* [BRIEF]: Which lines hold the string "page"? Copy every one of them.

* [COLLECTED DATA]:

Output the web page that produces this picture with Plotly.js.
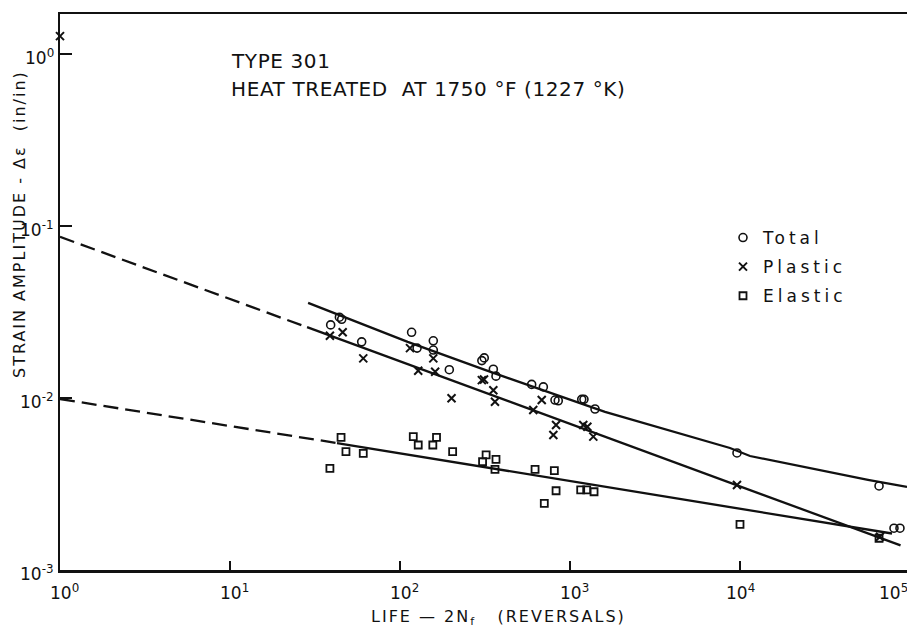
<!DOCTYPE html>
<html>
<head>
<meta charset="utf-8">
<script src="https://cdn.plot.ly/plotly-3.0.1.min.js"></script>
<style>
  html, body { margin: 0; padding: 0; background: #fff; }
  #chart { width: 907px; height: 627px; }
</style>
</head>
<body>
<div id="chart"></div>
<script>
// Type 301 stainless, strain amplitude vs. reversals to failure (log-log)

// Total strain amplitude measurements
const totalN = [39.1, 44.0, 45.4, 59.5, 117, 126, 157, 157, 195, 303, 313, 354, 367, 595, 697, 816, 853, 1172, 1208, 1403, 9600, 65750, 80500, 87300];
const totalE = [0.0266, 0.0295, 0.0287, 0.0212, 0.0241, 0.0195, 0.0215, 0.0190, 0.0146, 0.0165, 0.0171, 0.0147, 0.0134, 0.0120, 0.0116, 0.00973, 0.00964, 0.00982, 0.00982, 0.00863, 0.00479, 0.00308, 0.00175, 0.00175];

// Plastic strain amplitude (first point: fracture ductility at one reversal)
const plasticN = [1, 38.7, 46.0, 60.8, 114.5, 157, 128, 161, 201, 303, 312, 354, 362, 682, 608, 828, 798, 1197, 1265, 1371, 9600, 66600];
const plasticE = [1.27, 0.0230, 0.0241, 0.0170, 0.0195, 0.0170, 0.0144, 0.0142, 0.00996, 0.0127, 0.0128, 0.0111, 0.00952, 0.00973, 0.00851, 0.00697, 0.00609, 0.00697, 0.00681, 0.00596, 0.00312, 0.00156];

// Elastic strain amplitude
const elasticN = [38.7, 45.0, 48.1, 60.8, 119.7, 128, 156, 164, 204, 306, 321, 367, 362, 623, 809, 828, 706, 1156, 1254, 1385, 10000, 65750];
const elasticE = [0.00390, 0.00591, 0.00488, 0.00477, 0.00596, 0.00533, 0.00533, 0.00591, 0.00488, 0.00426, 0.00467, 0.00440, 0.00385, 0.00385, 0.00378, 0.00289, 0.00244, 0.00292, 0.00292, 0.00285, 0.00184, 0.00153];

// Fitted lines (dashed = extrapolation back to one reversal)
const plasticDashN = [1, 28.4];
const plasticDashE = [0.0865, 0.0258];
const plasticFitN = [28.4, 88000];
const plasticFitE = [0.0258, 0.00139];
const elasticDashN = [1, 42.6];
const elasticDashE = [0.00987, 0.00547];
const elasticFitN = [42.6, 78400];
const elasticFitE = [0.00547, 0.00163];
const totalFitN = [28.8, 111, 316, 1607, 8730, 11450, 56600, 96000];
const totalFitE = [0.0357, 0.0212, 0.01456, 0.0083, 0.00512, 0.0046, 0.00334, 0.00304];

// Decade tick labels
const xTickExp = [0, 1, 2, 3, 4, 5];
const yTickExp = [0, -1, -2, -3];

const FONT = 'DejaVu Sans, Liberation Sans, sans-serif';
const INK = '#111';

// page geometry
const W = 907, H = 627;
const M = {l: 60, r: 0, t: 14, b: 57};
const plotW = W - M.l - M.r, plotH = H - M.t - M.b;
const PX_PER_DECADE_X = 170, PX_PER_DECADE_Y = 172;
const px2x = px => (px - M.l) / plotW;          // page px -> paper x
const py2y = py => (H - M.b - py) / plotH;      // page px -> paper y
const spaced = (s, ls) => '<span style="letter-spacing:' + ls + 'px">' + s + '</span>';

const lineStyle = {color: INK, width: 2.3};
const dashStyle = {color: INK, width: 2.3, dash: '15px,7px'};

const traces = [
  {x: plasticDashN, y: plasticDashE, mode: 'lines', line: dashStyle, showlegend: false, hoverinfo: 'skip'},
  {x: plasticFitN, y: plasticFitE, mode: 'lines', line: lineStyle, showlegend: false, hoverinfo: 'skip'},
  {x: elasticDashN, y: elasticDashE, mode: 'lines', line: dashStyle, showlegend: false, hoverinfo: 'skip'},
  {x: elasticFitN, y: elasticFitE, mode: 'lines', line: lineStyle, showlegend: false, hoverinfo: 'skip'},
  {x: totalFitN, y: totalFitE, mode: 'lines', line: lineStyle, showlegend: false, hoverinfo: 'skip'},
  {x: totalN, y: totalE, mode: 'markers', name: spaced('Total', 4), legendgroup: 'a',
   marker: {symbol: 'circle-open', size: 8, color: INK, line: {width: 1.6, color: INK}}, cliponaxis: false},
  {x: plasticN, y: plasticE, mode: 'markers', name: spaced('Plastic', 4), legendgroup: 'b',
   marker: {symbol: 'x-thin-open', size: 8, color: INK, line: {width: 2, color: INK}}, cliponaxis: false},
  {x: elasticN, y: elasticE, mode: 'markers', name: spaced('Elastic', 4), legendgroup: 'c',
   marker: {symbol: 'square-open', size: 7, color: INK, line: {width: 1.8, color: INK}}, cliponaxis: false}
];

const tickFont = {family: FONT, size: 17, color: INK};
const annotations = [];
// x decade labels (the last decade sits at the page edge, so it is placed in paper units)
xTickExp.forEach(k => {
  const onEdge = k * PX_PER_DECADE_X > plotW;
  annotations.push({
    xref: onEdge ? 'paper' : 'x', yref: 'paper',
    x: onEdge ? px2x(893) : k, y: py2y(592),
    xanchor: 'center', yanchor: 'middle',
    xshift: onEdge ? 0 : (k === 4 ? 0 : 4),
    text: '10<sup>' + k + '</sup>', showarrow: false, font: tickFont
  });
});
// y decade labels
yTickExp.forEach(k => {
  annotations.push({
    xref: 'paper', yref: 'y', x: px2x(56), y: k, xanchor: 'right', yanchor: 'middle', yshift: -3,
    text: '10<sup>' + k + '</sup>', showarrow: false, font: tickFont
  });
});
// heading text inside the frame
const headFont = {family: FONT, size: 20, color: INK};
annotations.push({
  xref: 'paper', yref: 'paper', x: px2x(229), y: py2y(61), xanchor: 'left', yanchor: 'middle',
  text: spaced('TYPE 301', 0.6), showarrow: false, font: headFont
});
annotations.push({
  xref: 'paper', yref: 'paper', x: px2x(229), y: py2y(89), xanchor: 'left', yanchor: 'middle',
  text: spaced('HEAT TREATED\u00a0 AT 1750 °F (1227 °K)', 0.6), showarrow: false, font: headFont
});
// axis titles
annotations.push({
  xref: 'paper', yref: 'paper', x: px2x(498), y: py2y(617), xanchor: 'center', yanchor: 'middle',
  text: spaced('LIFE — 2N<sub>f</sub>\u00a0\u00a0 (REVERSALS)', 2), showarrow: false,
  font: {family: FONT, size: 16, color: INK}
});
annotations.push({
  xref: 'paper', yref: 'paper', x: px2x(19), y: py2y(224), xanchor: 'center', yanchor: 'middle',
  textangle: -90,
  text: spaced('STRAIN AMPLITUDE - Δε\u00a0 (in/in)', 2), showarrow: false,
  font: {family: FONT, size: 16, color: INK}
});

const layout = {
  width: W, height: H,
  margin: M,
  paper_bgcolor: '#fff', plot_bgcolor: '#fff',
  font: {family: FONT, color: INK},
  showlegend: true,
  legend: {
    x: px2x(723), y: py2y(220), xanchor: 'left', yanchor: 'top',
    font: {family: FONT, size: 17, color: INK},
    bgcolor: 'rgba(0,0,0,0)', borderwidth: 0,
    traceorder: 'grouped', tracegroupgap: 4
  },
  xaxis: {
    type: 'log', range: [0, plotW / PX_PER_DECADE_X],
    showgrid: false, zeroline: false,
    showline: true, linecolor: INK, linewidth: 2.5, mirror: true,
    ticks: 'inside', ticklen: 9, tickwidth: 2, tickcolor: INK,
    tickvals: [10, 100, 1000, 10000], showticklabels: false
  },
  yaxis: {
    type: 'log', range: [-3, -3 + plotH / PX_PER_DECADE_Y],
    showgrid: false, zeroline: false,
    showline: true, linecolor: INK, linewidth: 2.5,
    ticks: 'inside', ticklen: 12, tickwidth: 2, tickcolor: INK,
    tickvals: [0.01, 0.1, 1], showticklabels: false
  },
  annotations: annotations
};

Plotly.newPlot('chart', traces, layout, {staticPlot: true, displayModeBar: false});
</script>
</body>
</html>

* [REPLY]:
Output the web page that produces this picture with Plotly.js.
// page geometry
const px2x = px => (px - M.l) / plotW;          // page px -> paper x
const py2y = py => (H - M.b - py) / plotH;      // page px -> paper y
// x decade labels (the last decade sits at the page edge, so it is placed in paper units)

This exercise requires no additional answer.